Whether you remember, as I did, the actual events in 1965 or came to learn of them later, the film supplies excellent context for the viewer. Millions were denied the right to vote and thousands worked to give them that right. As portions of the United States continue to try to find ways to disenfranchise qualified voters, it is a jarring reminder of how long people have had to fight for a democratic right. Watch it and strengthen your courage no matter the challenge where you live. Right now the world could use a little more “good trouble.”
Last week my Zoom book club met and discussed “Our Souls At Night,” the 2015 last novel by Kent Haruf of eastern Colorado. While John Denver has made Colorado famous for its “rocky mountain high,” only the western half of the state has such peaks. The eastern half is part of the nation’s Great Plains, flat and agricultural. Here Haruf sets his five novels in the fictional town of Holt, Colorado.
Haruf uses a spare style, appropriate for the straight talking inhabitants of our central states. His characters have lived in or near Holt their entire lives and farm or supply the services such as teaching needed in such a place. They live without pretension and with a settled, though not resigned, sense of their lives. In each of his novels something unexpected happens to jar them into a new purpose or connection with their neighbors. In this case, a widow makes a proposition to a widower to meet and talk each night. In bed. Just to talk. Needless to say this causes great concern in the town and in each of their families. It just isn’t done. But they do it.

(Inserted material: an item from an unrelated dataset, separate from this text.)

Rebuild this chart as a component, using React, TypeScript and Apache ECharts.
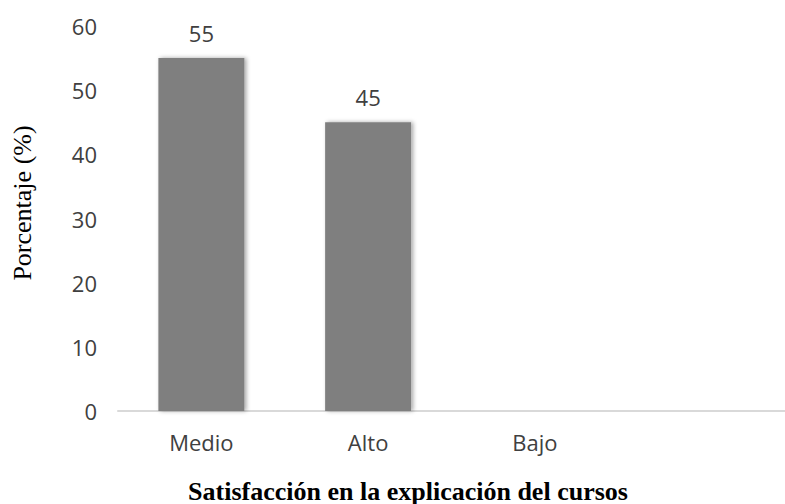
import React, { useEffect, useRef } from "react";
import * as echarts from "echarts";

const categories = ["Medio", "Alto", "Bajo"];
const values = [55, 45, 0];
const yTicks = [0, 10, 20, 30, 40, 50, 60];
const xTitle = "Satisfacción en la explicación del cursos";
const yTitle = "Porcentaje (%)";

export default function App() {
  const ref = useRef<HTMLDivElement>(null);
  useEffect(() => {
    document.body.style.margin = "0";
    if (!ref.current) return;
    const chart = echarts.init(ref.current, null, { renderer: "svg" });
    const sans = "'Open Sans', 'Noto Sans', sans-serif";
    const serif = "'Liberation Serif', 'DejaVu Serif', serif";
    chart.setOption({
      animation: false,
      backgroundColor: "#ffffff",
      grid: { left: 118, top: 26, width: 680, height: 385 },
      xAxis: {
        type: "category",
        data: categories,
        max: 3,
        axisLine: { lineStyle: { color: "#d9d9d9", width: 2 } },
        axisTick: { show: false },
        axisLabel: {
          color: "#404040",
          fontSize: 22,
          fontFamily: sans,
          margin: 20,
          formatter: (v: string) => (categories.includes(v) ? v : ""),
        },
      },
      yAxis: {
        type: "value",
        min: yTicks[0],
        max: yTicks[yTicks.length - 1],
        interval: 10,
        axisLine: { show: false },
        axisTick: { show: false },
        splitLine: { show: false },
        axisLabel: {
          color: "#404040",
          fontSize: 22,
          fontFamily: sans,
          margin: 21,
        },
      },
      series: [
        {
          type: "bar",
          data: values.map((v) => (v === 0 ? null : v)),
          barWidth: 86,
          itemStyle: {
            color: "#7f7f7f",
            shadowColor: "rgba(0,0,0,0.35)",
            shadowBlur: 4,
            shadowOffsetX: 2,
            shadowOffsetY: 0,
          },
          label: {
            show: true,
            position: "top",
            distance: 14,
            color: "#404040",
            fontSize: 22,
            fontFamily: sans,
          },
        },
      ],
      graphic: [
        {
          type: "text",
          x: 22,
          y: 203,
          rotation: Math.PI / 2,
          style: {
            text: yTitle,
            fontSize: 26,
            fontFamily: serif,
            fill: "#000",
            align: "center",
            verticalAlign: "middle",
          },
        },
        {
          type: "text",
          x: 408,
          y: 491,
          style: {
            text: xTitle,
            fontSize: 26,
            fontWeight: "bold",
            fontFamily: serif,
            fill: "#000",
            align: "center",
            verticalAlign: "middle",
          },
        },
      ],
    });
    return () => chart.dispose();
  }, []);
  return <div ref={ref} style={{ width: 785, height: 504 }} />;
}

Unbelievably to me, a book about an ordinary elderly man and woman in a small farming town has been made into a film starring Robert Redford and Jane Fonda. I won’t watch it, not daring to ruin my own images of Addie and Louis formed as I read the novel. If you have managed to avoid the film, I highly recommend the book. If you have seen the film, I suggest you take a good look around until you find spot two unassuming neighbors. Imagine it’s them instead!